Available data =>
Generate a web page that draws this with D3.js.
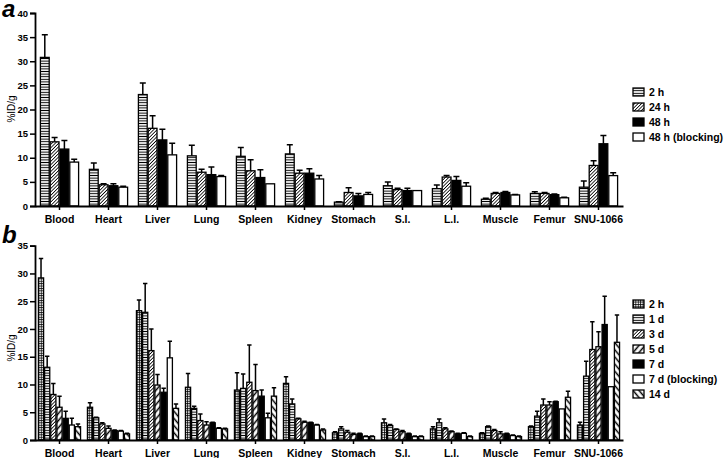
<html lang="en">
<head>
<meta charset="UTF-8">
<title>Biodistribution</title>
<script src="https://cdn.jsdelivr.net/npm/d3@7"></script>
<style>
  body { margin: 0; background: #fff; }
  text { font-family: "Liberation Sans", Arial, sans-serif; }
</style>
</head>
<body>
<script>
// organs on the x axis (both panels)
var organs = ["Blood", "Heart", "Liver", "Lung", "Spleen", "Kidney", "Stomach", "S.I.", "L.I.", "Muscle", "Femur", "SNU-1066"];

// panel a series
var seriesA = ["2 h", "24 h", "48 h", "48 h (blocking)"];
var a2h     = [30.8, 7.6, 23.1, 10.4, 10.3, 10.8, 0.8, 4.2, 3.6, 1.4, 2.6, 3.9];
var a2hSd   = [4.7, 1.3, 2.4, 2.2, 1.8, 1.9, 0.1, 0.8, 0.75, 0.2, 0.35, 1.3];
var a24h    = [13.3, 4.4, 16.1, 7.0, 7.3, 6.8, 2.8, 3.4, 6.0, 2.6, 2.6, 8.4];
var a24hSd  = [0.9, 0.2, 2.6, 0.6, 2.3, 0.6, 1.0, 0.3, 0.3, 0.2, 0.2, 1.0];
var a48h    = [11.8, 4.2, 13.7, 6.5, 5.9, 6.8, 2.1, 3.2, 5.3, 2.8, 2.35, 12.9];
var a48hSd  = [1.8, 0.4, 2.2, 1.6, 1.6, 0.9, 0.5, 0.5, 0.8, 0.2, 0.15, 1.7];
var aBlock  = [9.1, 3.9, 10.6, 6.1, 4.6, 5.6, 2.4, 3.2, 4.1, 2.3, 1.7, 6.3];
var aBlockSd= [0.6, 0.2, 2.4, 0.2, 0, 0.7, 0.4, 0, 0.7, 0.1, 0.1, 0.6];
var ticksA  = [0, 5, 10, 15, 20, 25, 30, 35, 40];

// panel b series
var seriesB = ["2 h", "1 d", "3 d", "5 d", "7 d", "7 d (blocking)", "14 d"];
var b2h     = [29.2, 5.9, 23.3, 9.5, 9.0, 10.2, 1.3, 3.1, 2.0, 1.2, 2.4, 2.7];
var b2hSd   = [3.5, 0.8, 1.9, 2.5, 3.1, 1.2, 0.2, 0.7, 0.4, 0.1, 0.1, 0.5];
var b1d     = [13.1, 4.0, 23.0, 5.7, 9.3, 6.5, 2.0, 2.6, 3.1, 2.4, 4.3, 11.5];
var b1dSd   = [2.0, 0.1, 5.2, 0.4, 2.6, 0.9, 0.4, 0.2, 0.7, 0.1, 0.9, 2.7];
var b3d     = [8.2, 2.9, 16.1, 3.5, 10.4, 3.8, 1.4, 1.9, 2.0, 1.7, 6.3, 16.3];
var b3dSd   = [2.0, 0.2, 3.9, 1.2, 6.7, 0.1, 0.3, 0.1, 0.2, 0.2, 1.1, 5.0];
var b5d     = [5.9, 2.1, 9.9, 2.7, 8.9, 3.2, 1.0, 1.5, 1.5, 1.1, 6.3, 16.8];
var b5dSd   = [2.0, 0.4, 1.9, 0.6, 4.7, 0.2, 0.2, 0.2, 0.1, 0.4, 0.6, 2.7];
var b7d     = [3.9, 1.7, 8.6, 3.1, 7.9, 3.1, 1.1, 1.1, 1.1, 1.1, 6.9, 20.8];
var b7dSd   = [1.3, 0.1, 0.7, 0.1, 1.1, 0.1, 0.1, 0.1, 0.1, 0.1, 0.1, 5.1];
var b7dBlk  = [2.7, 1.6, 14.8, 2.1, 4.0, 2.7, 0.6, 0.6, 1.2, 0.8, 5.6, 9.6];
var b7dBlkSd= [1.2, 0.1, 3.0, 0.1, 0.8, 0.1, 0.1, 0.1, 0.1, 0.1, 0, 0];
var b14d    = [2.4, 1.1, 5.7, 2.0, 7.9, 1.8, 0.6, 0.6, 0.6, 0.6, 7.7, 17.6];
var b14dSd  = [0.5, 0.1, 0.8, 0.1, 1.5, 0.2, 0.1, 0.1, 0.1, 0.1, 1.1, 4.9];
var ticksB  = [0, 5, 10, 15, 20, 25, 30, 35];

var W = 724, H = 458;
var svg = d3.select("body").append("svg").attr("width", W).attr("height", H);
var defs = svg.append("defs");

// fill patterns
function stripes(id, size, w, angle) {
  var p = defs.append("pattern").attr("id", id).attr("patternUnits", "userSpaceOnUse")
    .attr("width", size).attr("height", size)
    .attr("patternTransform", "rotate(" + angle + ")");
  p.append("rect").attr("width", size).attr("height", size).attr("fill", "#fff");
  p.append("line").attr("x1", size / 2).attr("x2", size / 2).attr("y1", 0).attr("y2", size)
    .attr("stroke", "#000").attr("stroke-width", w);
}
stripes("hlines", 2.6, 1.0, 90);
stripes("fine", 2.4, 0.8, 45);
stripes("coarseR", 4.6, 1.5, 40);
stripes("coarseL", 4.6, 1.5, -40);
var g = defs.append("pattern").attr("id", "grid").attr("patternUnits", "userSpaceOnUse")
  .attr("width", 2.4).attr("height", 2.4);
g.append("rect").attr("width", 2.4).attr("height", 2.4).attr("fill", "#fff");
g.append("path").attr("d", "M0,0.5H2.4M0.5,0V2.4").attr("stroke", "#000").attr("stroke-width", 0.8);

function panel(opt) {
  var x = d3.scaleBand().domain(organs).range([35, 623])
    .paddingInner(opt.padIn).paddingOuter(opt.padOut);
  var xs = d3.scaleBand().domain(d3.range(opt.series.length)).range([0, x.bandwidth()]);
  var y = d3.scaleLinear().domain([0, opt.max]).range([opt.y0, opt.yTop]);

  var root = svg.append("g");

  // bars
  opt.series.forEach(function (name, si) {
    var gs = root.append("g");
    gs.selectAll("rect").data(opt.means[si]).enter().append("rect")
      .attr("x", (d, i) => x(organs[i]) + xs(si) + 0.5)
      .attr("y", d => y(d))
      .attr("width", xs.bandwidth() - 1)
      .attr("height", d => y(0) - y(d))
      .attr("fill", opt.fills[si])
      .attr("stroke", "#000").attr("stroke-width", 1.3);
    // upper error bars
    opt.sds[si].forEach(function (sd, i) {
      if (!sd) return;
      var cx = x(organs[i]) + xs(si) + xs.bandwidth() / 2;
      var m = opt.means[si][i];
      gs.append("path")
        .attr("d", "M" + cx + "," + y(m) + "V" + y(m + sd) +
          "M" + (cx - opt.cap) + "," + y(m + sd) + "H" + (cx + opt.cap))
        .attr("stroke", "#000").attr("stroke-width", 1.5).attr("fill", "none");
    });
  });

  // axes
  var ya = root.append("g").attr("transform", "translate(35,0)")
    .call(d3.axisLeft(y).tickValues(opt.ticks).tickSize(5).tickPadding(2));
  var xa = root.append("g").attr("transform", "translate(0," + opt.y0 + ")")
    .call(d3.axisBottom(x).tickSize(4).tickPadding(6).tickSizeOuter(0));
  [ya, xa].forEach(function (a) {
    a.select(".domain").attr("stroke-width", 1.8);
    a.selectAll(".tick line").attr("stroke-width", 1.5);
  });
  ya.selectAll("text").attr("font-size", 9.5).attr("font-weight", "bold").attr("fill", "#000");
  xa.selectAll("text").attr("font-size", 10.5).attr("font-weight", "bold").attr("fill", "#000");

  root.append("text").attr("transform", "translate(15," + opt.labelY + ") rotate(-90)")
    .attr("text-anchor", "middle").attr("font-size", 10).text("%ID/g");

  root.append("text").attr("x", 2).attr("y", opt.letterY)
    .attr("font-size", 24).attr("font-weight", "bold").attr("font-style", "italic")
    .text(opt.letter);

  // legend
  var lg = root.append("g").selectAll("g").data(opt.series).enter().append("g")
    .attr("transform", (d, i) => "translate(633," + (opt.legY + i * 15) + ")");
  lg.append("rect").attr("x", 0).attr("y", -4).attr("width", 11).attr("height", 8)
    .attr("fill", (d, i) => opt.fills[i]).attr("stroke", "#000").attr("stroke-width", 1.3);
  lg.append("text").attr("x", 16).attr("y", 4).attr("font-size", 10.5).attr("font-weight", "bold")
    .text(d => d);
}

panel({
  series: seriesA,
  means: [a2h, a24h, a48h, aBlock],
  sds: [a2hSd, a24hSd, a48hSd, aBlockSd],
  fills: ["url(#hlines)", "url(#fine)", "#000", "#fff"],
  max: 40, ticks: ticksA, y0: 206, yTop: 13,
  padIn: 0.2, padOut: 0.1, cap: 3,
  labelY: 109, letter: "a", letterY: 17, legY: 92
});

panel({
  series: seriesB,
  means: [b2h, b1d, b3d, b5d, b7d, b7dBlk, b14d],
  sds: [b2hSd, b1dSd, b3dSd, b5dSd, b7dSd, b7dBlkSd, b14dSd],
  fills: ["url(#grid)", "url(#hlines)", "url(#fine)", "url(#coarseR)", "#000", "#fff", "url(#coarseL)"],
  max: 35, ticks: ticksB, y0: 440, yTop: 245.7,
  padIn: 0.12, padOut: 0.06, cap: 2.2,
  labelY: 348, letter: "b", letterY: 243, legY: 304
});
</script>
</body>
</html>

Aim of the task => Set down again, exactly, the lines of the material above from its first line to the one with "30, 35, 40];", inclusive. Leave the pictures out.

Final answer =>
Generate a web page that draws this with D3.js.
<html lang="en">
<head>
<meta charset="UTF-8">
<title>Biodistribution</title>
<script src="https://cdn.jsdelivr.net/npm/d3@7"></script>
<style>
  body { margin: 0; background: #fff; }
  text { font-family: "Liberation Sans", Arial, sans-serif; }
</style>
</head>
<body>
<script>
// organs on the x axis (both panels)
var organs = ["Blood", "Heart", "Liver", "Lung", "Spleen", "Kidney", "Stomach", "S.I.", "L.I.", "Muscle", "Femur", "SNU-1066"];

// panel a series
var seriesA = ["2 h", "24 h", "48 h", "48 h (blocking)"];
var a2h     = [30.8, 7.6, 23.1, 10.4, 10.3, 10.8, 0.8, 4.2, 3.6, 1.4, 2.6, 3.9];
var a2hSd   = [4.7, 1.3, 2.4, 2.2, 1.8, 1.9, 0.1, 0.8, 0.75, 0.2, 0.35, 1.3];
var a24h    = [13.3, 4.4, 16.1, 7.0, 7.3, 6.8, 2.8, 3.4, 6.0, 2.6, 2.6, 8.4];
var a24hSd  = [0.9, 0.2, 2.6, 0.6, 2.3, 0.6, 1.0, 0.3, 0.3, 0.2, 0.2, 1.0];
var a48h    = [11.8, 4.2, 13.7, 6.5, 5.9, 6.8, 2.1, 3.2, 5.3, 2.8, 2.35, 12.9];
var a48hSd  = [1.8, 0.4, 2.2, 1.6, 1.6, 0.9, 0.5, 0.5, 0.8, 0.2, 0.15, 1.7];
var aBlock  = [9.1, 3.9, 10.6, 6.1, 4.6, 5.6, 2.4, 3.2, 4.1, 2.3, 1.7, 6.3];
var aBlockSd= [0.6, 0.2, 2.4, 0.2, 0, 0.7, 0.4, 0, 0.7, 0.1, 0.1, 0.6];
var ticksA  = [0, 5, 10, 15, 20, 25, 30, 35, 40];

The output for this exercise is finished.